The FCC is an independent agency, meaning it’s not under the direct control of either Congress or the White House. With that said, each new administration gets to select at least a few FCC commissioners, but can’t have more than three of the five commissioners from the same party as the president.

Since 2009 the FCC has been funded through regulatory fees it collects from various industry sources such as annual licenses on cable TV providers, long distance providers, or owners of spectrum. The budget for the year just started on October 1 is $322 million. Starting this year, none of the monies collected from spectrum auctions can count towards the FCC’s budget. The Ray Baum Act that authorized the FCC earlier this year is the first FCC reauthorization bill since 1990. The agency could theoretically operate indefinitely without reauthorization as long as it generates enough fees to cover its budget.

The FCC has a lot of flexibility in determining how it will regulate the various industry. Their authority is only limited by specific rules established by Congress, such as the Communications Act of 1934 that created the FCC or the Telecommunications Act of 1996. Congressional bills that change FCC regulations are somewhat rare, but Congress may pass a number of bills in any year that change some specific aspect of operating the agency. In this past year there were bills that did such things as change the reporting requirements by educational broadcast stations, eliminated some obsolete reports that were prepared for Congress, and established the office of Inspector General at the FCC.

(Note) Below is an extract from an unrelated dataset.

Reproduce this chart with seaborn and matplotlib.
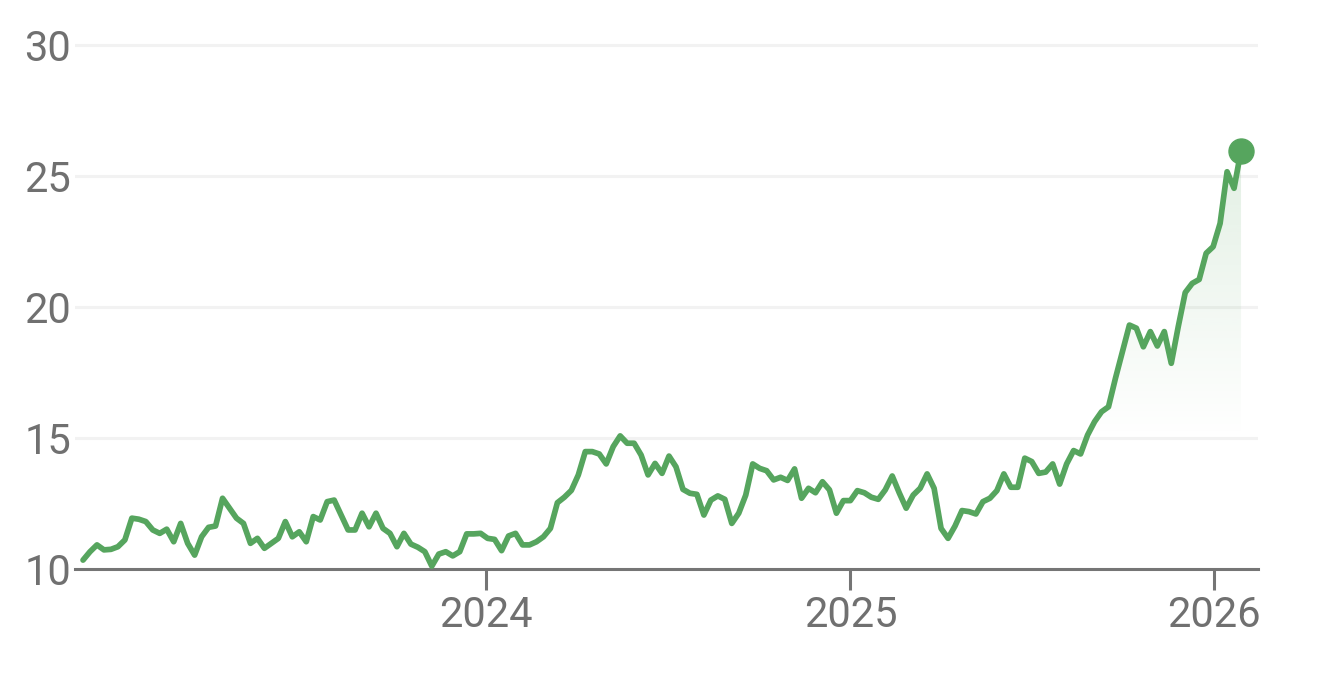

The FCC can establish new rules for regulating the various industries as long as those rules don’t conflict with past Congressional mandate. Many of the challenges that are filed against new FCC decisions question if the FCC’s actions are in conflict with the authority granted to the agency by Congress. The extent and limitations of the FCC’s authority has been defined over the years by a series of court decisions.

The FCC’s rules are encapsulated into seven sections, called ‘Titles’. The FCC rules that govern the telecom industry are included in a few of the Titles:

  • Title II regulates Common Carriers that include telephone companies, CLECs, wireless providers and long-haul fiber networks. Some of the regulation in Title II must be coordinated with a Joint Board, that includes both FCC and state regulators.
  • Title III regulates broadcasting of radio and television.
  • Title VI regulates cable TV communications, including Video programming provided by telephone companies.

The day-to-day functions of the FCC are carried out by 7 bureaus – the Consumer and Governmental Affairs Bureau, the Enforcement Bureau, the International Bureau, the Media Bureau, the Public Safety and Homeland Security Bureau, the Wireless Telecommunications Bureau and the Wireline Competition Bureau.

Most FCC rules are adopted using a process known as ‘notice and comment’ that are defined in Title I. The FCC will issue various forms of proposed rules and anybody in the public can comment.

The public is also free to file complaints to the FCC about actions by regulated companies that have harmed them. The FCC has a defined process for handling such complaints, and most are referred back to the offending regulated party with instructions to explain their actions of make amends if they acted incorrectly.

There is also a more formal process for regulated companies to make complaints against each other, or which seek resolution of industry disputes and the FCC has Administrative Judges that hear such complaints and make rulings or assess fines. Many of the ‘orders’ we see from the FCC, such as a whole series of rulings over the last few years about access charges, are actually rulings from Administrative Judges and not from the FCC Commissioners.

The FCC also has an Engineering and Technology bureau that advises the FCC on technical issues such as spectrum allocations. This group also authorizes the use of equipment, and most telecom equipment must be approved by the FCC before it can be introduced into the public networks. This group also can grant the use of experimental licenses to test new ideas in the field.